Tuesday, February 24, 2009

exploring the options

There has been nothing much of note going on lately, nothing which I have felt the need to gripe about here in my safe place. But today I find I have something I want to hash out.

Sid tells me he's considering not staying in the Navy. That when his final year is up in August, he's going to get out and just run like hell. So right now I'm in the weird spot of having to separate what I want from what I want for him, and it's actually pretty difficult. If he stays in, it would be easier in that we would have a reliable paycheck every week, with no worries about getting fired or being laid off. Then again, if he gets out, it would be easier in that we wouldn't have to worry anymore about deployments, money be damned. I am sure that either way, we'll cope.

But. His staying in means that IUI is still an option for us. His getting out takes the possibility of spawning off the table indefinitely. In this, I am not sure I am ready or able to accept that second scenario.

And though I have taken a step back from this situation enough to tell him that I will be on board with whatever he decides, that I'll support him 100% either way, I cannot make myself believe that I will truly be okay with more waiting. But I will not trap him into a job he hates just so that we can be a family. It isn't right, and I won't make him do it. It never ends well, that kind of entrapment. If he stays in, it will be because he chose to, not because I coerced him. And so I had better be ready and able to accept the second scenario.

Obviously, we have not yet talked about it much. We're both still mulling over what we want to say and how we want to approach it.

I know he's not happy in the military, and I am not exactly thrilled at being tagged "a military wife". I know he would like to leave that bullshit behind. And yet we have these perks of military life that will be hard to leave behind: health-care being the main one. Because, hello, I don't pay for my twice-annual bloodwork. I don't pay but $3 for my monthly bottle of pills. I didn't pay for my eye exam or the frames of my glasses (just the lenses). Sid did not pay for his EKG, or his gold toof, or his shittons of various other dental work. Sid didn't pay for his semen analysis, or his eye exam, or his glasses. It was covered by Tricare. And if he gets out, we have no more insurance. I assure you that while we're by no means poor, I don't think we can afford to pay for his constant dental work out-of-pocket, AND consistently foot the bill for my bloodwork. I think we will be royally screwed!

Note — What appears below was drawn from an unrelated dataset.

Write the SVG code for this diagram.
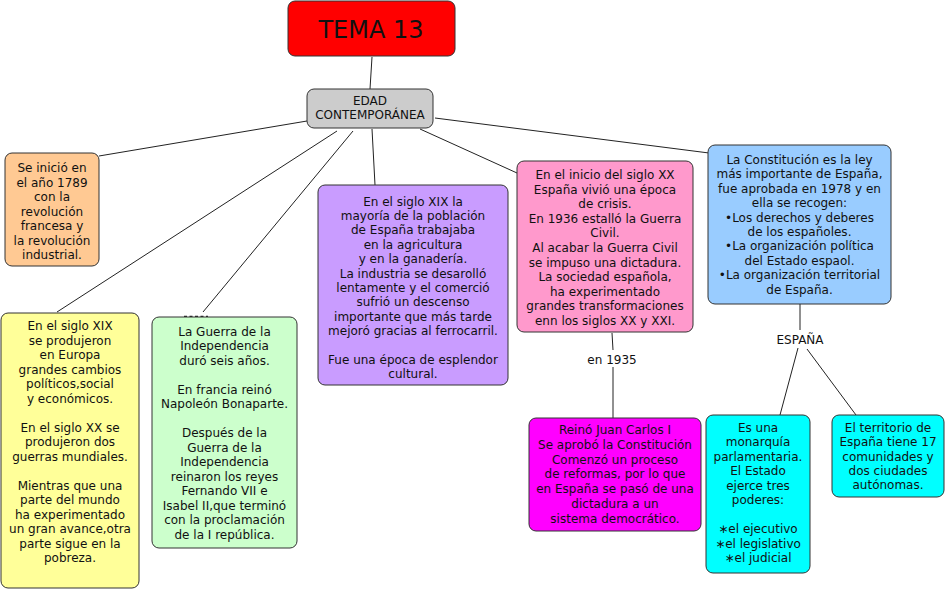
<svg xmlns="http://www.w3.org/2000/svg" width="947" height="591" viewBox="0 0 947 591">
<style>
  .box{stroke:#333;stroke-width:1}
  .t{font-family:"DejaVu Sans","Verdana",sans-serif;font-size:12px;fill:#111;text-anchor:middle}
  .c{stroke:#222;stroke-width:1;fill:none}
</style>
<rect width="947" height="591" fill="#fff"/>
<g id="connectors">
  <line class="c" x1="372" y1="57" x2="370" y2="89"/>
  <line class="c" x1="307" y1="121" x2="99" y2="156"/>
  <line class="c" x1="337" y1="131" x2="57" y2="312"/>
  <line class="c" x1="353" y1="131" x2="203" y2="312"/>
  <line class="c" x1="372" y1="129" x2="375" y2="185"/>
  <line class="c" x1="420" y1="129" x2="517" y2="173"/>
  <line class="c" x1="435" y1="118" x2="709" y2="153"/>
  <line class="c" x1="612" y1="333" x2="613" y2="350"/>
  <line class="c" x1="613" y1="367" x2="613" y2="418"/>
  <line class="c" x1="800" y1="304" x2="800" y2="330"/>
  <line class="c" x1="798" y1="348" x2="780" y2="415"/>
  <line class="c" x1="807" y1="349" x2="856" y2="415"/>
  <line x1="184" y1="316.5" x2="208" y2="316.5" stroke="#222" stroke-width="1.5" stroke-dasharray="3 2.5"/>
  <text class="t" x="612" y="363.5">en 1935</text>
  <text class="t" x="800" y="344">ESPAÑA</text>
</g>
<g id="tema">
  <rect class="box" x="288" y="1" width="167" height="55" rx="7" fill="#ff0000"/>
  <text class="t" x="371" y="37.5" style="font-size:24px">TEMA 13</text>
</g>
<g id="edad">
  <rect class="box" x="307" y="89" width="126" height="39" rx="7" fill="#cccccc"/>
  <text class="t" x="370" y="104.5">EDAD<tspan x="370" dy="14.5">CONTEMPORÁNEA</tspan></text>
</g>
<g id="inicio">
  <rect class="box" x="5" y="153" width="94" height="113" rx="7" fill="#ffc993"/>
  <text class="t" x="52" y="172">Se inició en<tspan x="52" dy="14.5">el año 1789</tspan><tspan x="52" dy="14.5">con la</tspan><tspan x="52" dy="14.5">revolución</tspan><tspan x="52" dy="14.5">francesa y</tspan><tspan x="52" dy="14.5">la revolución</tspan><tspan x="52" dy="14.5">industrial.</tspan></text>
</g>
<g id="siglos">
  <rect class="box" x="1" y="313" width="138" height="275" rx="7" fill="#ffff99"/>
  <text class="t" x="70" y="330">En el siglo XIX<tspan x="70" dy="14.5">se produjeron</tspan><tspan x="70" dy="14.5">en Europa</tspan><tspan x="70" dy="14.5">grandes cambios</tspan><tspan x="70" dy="14.5">políticos,social</tspan><tspan x="70" dy="14.5">y económicos.</tspan><tspan x="70" dy="29">En el siglo XX se</tspan><tspan x="70" dy="14.5">produjeron dos</tspan><tspan x="70" dy="14.5">guerras mundiales.</tspan><tspan x="70" dy="29">Mientras que una</tspan><tspan x="70" dy="14.5">parte del mundo</tspan><tspan x="70" dy="14.5">ha experimentado</tspan><tspan x="70" dy="14.5">un gran avance,otra</tspan><tspan x="70" dy="14.5">parte sigue en la</tspan><tspan x="70" dy="14.5">pobreza.</tspan></text>
</g>
<g id="guerra">
  <rect class="box" x="152" y="317" width="145" height="231" rx="7" fill="#ccffcc"/>
  <text class="t" x="224.5" y="335.5">La Guerra de la<tspan x="224.5" dy="14.5">Independencia</tspan><tspan x="224.5" dy="14.5">duró seis años.</tspan><tspan x="224.5" dy="29">En francia reinó</tspan><tspan x="224.5" dy="14.5">Napoleón Bonaparte.</tspan><tspan x="224.5" dy="29">Después de la</tspan><tspan x="224.5" dy="14.5">Guerra de la</tspan><tspan x="224.5" dy="14.5">Independencia</tspan><tspan x="224.5" dy="14.5">reinaron los reyes</tspan><tspan x="224.5" dy="14.5">Fernando VII e</tspan><tspan x="224.5" dy="14.5">Isabel II,que terminó</tspan><tspan x="224.5" dy="14.5">con la proclamación</tspan><tspan x="224.5" dy="14.5">de la I república.</tspan></text>
</g>
<g id="espana19">
  <rect class="box" x="318" y="185" width="190" height="200" rx="7" fill="#c99cff"/>
  <text class="t" x="413" y="205.5">En el siglo XIX la<tspan x="413" dy="14.4">mayoría de la población</tspan><tspan x="413" dy="14.4">de España trabajaba</tspan><tspan x="413" dy="14.4">en la agricultura</tspan><tspan x="413" dy="14.4">y en la ganadería.</tspan><tspan x="413" dy="14.4">La industria se desarolló</tspan><tspan x="413" dy="14.4">lentamente y el comerció</tspan><tspan x="413" dy="14.4">sufrió un descenso</tspan><tspan x="413" dy="14.4">importante que más tarde</tspan><tspan x="413" dy="14.4">mejoró gracias al ferrocarril.</tspan><tspan x="413" dy="28.8">Fue una época de esplendor</tspan><tspan x="413" dy="14.4">cultural.</tspan></text>
</g>
<g id="siglo20">
  <rect class="box" x="517" y="161" width="176" height="171" rx="7" fill="#ff99cc"/>
  <text class="t" x="605" y="179">En el inicio del siglo XX<tspan x="605" dy="14.6">España vivió una época</tspan><tspan x="605" dy="14.6">de crisis.</tspan><tspan x="605" dy="14.6">En 1936 estalló la Guerra</tspan><tspan x="605" dy="14.6">Civil.</tspan><tspan x="605" dy="14.6">Al acabar la Guerra Civil</tspan><tspan x="605" dy="14.6">se impuso una dictadura.</tspan><tspan x="605" dy="14.6">La sociedad española,</tspan><tspan x="605" dy="14.6">ha experimentado</tspan><tspan x="605" dy="14.6">grandes transformaciones</tspan><tspan x="605" dy="14.6">enn los siglos XX y XXI.</tspan></text>
</g>
<g id="constitucion">
  <rect class="box" x="708" y="145" width="183" height="159" rx="7" fill="#99ccff"/>
  <text class="t" x="799.5" y="164">La Constitución es la ley<tspan x="799.5" dy="14.4">más importante de España,</tspan><tspan x="799.5" dy="14.4">fue aprobada en 1978 y en</tspan><tspan x="799.5" dy="14.4">ella se recogen:</tspan><tspan x="799.5" dy="14.4">•Los derechos y deberes</tspan><tspan x="799.5" dy="14.4">de los españoles.</tspan><tspan x="799.5" dy="14.4">•La organización política</tspan><tspan x="799.5" dy="14.4">del Estado espaol.</tspan><tspan x="799.5" dy="14.4">•La organización territorial</tspan><tspan x="799.5" dy="14.4">de España.</tspan></text>
</g>
<g id="juancarlos">
  <rect class="box" x="529" y="418" width="172" height="113" rx="7" fill="#ff00ff"/>
  <text class="t" x="615" y="434">Reinó Juan Carlos I<tspan x="615" dy="14.8">Se aprobó la Constitución</tspan><tspan x="615" dy="14.8">Comenzó un proceso</tspan><tspan x="615" dy="14.8">de reformas, por lo que</tspan><tspan x="615" dy="14.8">en España se pasó de una</tspan><tspan x="615" dy="14.8">dictadura a un</tspan><tspan x="615" dy="14.8">sistema democrático.</tspan></text>
</g>
<g id="monarquia">
  <rect class="box" x="706" y="415" width="104" height="158" rx="7" fill="#00ffff"/>
  <text class="t" x="758" y="431.7">Es una<tspan x="758" dy="14.5">monarquía</tspan><tspan x="758" dy="14.5">parlamentaria.</tspan><tspan x="758" dy="14.5">El Estado</tspan><tspan x="758" dy="14.5">ejerce tres</tspan><tspan x="758" dy="14.5">poderes:</tspan><tspan x="758" dy="29">∗el ejecutivo</tspan><tspan x="758" dy="14.5">∗el legislativo</tspan><tspan x="758" dy="14.5">∗el judicial</tspan></text>
</g>
<g id="territorio">
  <rect class="box" x="832" y="415" width="112" height="82" rx="7" fill="#00ffff"/>
  <text class="t" x="888" y="431.7">El territorio de<tspan x="888" dy="14.4">España tiene 17</tspan><tspan x="888" dy="14.4">comunidades y</tspan><tspan x="888" dy="14.4">dos ciudades</tspan><tspan x="888" dy="14.4">autónomas.</tspan></text>
</g>
</svg>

These are all things I'm sure he's thinking as well. And yet if he's willing to take that risk, then so am I. It might turn out great in the end. And it might not. Like so much of our lives right now, it's a total crapshoot.

3 comments:

Queermo said...

It seems to me that in the majority of relationships there is always one person constantly sacrificing his/her needs for the other.

I could not live like that.

starky said...

I'm not sure that I'm giving up anything, really. Waiting for things, yes. But giving things up? No, not at all.

Anonymous said...

This is the second time this week I've heard a specific person's sitution that makes me think -- okay, can we finally figure out some way to offer good health insurance to people that isn't connected to their health insurance?

We know that health care, and insurance, are expensive, but it's time to just figure it out. I know it makes our brains hurt, but people shouldn't have to stay in jobs and situations they don't like for the security of insurance. I bet that's why MANY families stay in the military, and it's basically extortion.